Using ETI-Tax-Analyzer as Template for the New Model

The Tax-Analyzer-Framework package includes the tacopyfiles tool that can be used to create a new source code tree using the files in the ETI-Tax-Analyzer source code tree as a template. Before using that tool, create a (mostly empty) directory that is named CCK-Tax-Analyzer, where you replace the CC with the two-character country code of the new tax model and you replace the K with a single character identifying the tax kind. So, for example, if you want to develop an individual income tax model for India, you would create a new directory named INI-Tax-Analyzer using a command like this:
mkdir ~/INI-Tax-Analyzer

Then while in the top-level directory of the ETI-Tax-Analyzer directory tree, execute this command:
tacopyfiles NEWDIR
where you replace NEWDIR with the name of the directory you created in the prior paragraph. So, to continue the example of the individual income tax model for India, the command would be:
tacopyfiles ~/INI-Tax-Analyzer

To confirm that the file copy worked, change into the top-level directory of the new model's source code tree and execute this command:
make alltests

You should be able to pass all the tests.

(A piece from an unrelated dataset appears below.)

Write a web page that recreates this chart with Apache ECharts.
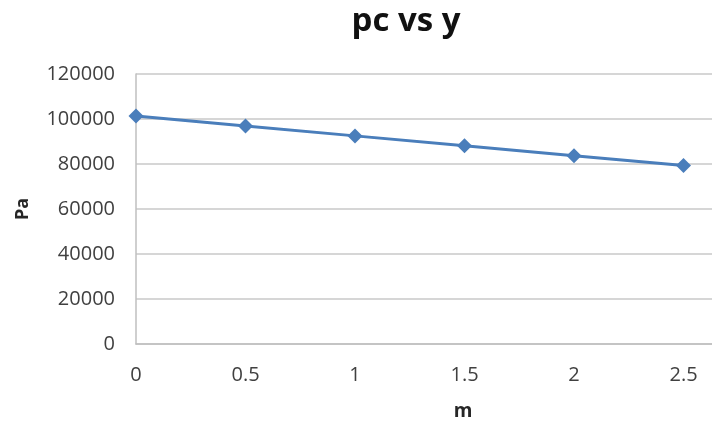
<!DOCTYPE html>
<html>
<head>
<meta charset="utf-8">
<script src="https://cdn.jsdelivr.net/npm/echarts@6/dist/echarts.min.js"></script>
<style>
html,body{margin:0;padding:0;background:#fff;}
#c{width:712px;height:421px;}
</style>
</head>
<body>
<div id="c"></div>
<script>
var depths = [0, 0.5, 1, 1.5, 2, 2.5];
var pressures = [101325, 96900, 92500, 88100, 83700, 79300];
var yTicks = [0, 20000, 40000, 60000, 80000, 100000, 120000];
var titleText = 'pc vs y';
var xName = 'm';
var yName = 'Pa';

var chart = echarts.init(document.getElementById('c'));
var font = 'Open Sans';
chart.setOption({
  animation: false,
  backgroundColor: '#ffffff',
  title: {
    text: titleText,
    left: 401,
    top: 0,
    textAlign: 'center',
    textStyle: {fontFamily: font, fontSize: 33, fontWeight: 'bold', color: '#111'}
  },
  grid: {left: 136, right: 0, top: 74, bottom: 77, outerBoundsMode: 'none', containLabel: false},
  xAxis: {
    type: 'value',
    min: 0,
    max: 2.63,
    interval: 0.5,
    name: xName,
    nameLocation: 'middle',
    nameGap: 58,
    nameTextStyle: {fontFamily: font, fontSize: 19, fontWeight: 'bold', color: '#262626', padding: [0, 0, 0, 78]},
    axisLine: {show: true, lineStyle: {color: '#bfbfbf', width: 1.5}},
    axisTick: {show: false},
    splitLine: {show: false},
    axisLabel: {
      showMaxLabel: false,
      margin: 21,
      fontFamily: font, fontSize: 20, color: '#404040',
      formatter: function (v) { return String(v); }
    }
  },
  yAxis: {
    type: 'value',
    min: yTicks[0],
    max: yTicks[yTicks.length - 1],
    interval: yTicks[1] - yTicks[0],
    name: yName,
    nameLocation: 'middle',
    nameGap: 104,
    nameRotate: 90,
    nameTextStyle: {fontFamily: font, fontSize: 18, fontWeight: 'bold', color: '#262626'},
    axisLine: {show: true, lineStyle: {color: '#bfbfbf', width: 1.5}},
    axisTick: {show: false},
    splitLine: {show: true, lineStyle: {color: '#c8c8c8', width: 1.5}},
    axisLabel: {
      margin: 21, fontFamily: font, fontSize: 20, color: '#404040',
      formatter: function (v) { return String(v); }
    }
  },
  series: [{
    type: 'line',
    data: depths.map(function (d, i) { return [d, pressures[i]]; }),
    symbol: 'diamond',
    symbolSize: 15,
    lineStyle: {color: '#4a7ebb', width: 3},
    itemStyle: {color: '#4a7ebb'}
  }]
});
</script>
</body>
</html>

Tips for Developing the New Model

Here are a few suggestions about how to go about developing the new tax model:

• Before beginning any development work on the new model, all the files that were copied into the new model's source code directory tree should be checked into a repository of a version control system (like Git or Fossil). The tacopyfiles tool has been designed so that it can copy the files into a newly created repository's checked-out source code tree, which is empty except for README.md files and for files or directories that begin with a dot (.) character. If you are not sure why using a version control system is being recommended, please read this introduction to version control concepts and benefits.

• The first thing to do in developing the new model is to specify the parameters in several JSON files. The unit tests in the ???taxanalyzer/tests/test_json.py module help you do this in a consistent way. You can run just these JSON tests by executing in the top-level directory this command:
  pytest -m json
  If you get too many test failure messages, try this command:
  pytest -m json0
  Once that command produces no test failures, change the zero to one and rerun the command to execute the next most difficult tests. Proceed in this way until all the test_json.py tests pass. This progression will eventually involve specifying the three CSV data files in a way that is consistent with the JSON parameters, and then specifying the logic of tax calculation in the calcfunctions.py module and in the Calculator.calc_preliminary_logic and Calculator.calc_nonprelim_logic methods in the calculator.py module. Functions containing logic that should be performed just once per year at the beginning of the year should be called from the Calculator.calc_preliminary_logic method. All other functions should be called from the Calculator.calc_nonprelim_logic method. (Note that many tax models will have an empty Calculator.calc_preliminary_logic method or one that calls the DoNothing calcfunction. Such models will have no parameters in the calcoptions.json file and no methods in the calcoptions.py module.) Read the next three tips before beginning work on the tax logic.

• When you create new or delete old calcfunctions.py functions, you need to modify the statement at the top of the calculator.py module that imports the functions and you need to modify the Calculator.calc_preliminary_logic and Calculator.calc_nonprelim_logic methods accordingly. Then use the Numba code generator, tamakefast, which is provided by the Tax-Analyzer-Framework and translates the code in calcfunctions.py into the Numba-decorated code in calcfuncsfast.py, by executing this command:
  make fast

• Most functions in the calcfunctions.py module have arguments that are a combination of policy parameters and records variables. The body of these multiple-argument functions includes code that employs a simple syntax with if-then-else statements and assignment statements that use min functions, max functions, and arithmetic operators. This simple syntax is required for use of the Numba JIT compiler. However, it is possible to include functions in the calcfunctions.py module that have just a Calculator object as an argument (but be sure to include the name of such a function in the calc_arg_functions list in the calcfunctions_spec.json file). The body of these single-argument functions include code that can access all the Calculator methods (including accessing the value of each CalculatorOptions parameter) and use the full capabilities of Python. Writing these single-argument functions requires Python programming expertise and often produces slower-executing code than Numba-decorated code, but provides full programming flexibility.

• If you add a function to the calcfunctions.py module that returns an intermediate value (that is, a variable that is not a records variable) for use in another function, be sure to include the name of such a function in the jit_only_functions list in the calcfunctions_spec.json file.

• Ensure all your source code is fully tested by periodically generating a code coverage report using this command:
  make coverage
  If you have less than 100% code coverage, you should add one or more tests in the unit-tests directory to regain complete code coverage.

• Once the new tax model is operational, document it using some kind of documentation system, of which there are many. The embedded Fossil documentation for the ETI-Tax-Analyzer, and the tests of the examples used in that documentation, were copied to the new model source code tree in the ???-Tax-Analyzer/www directory. As you develop documentation for the new tax model, you can remove that copied documentation.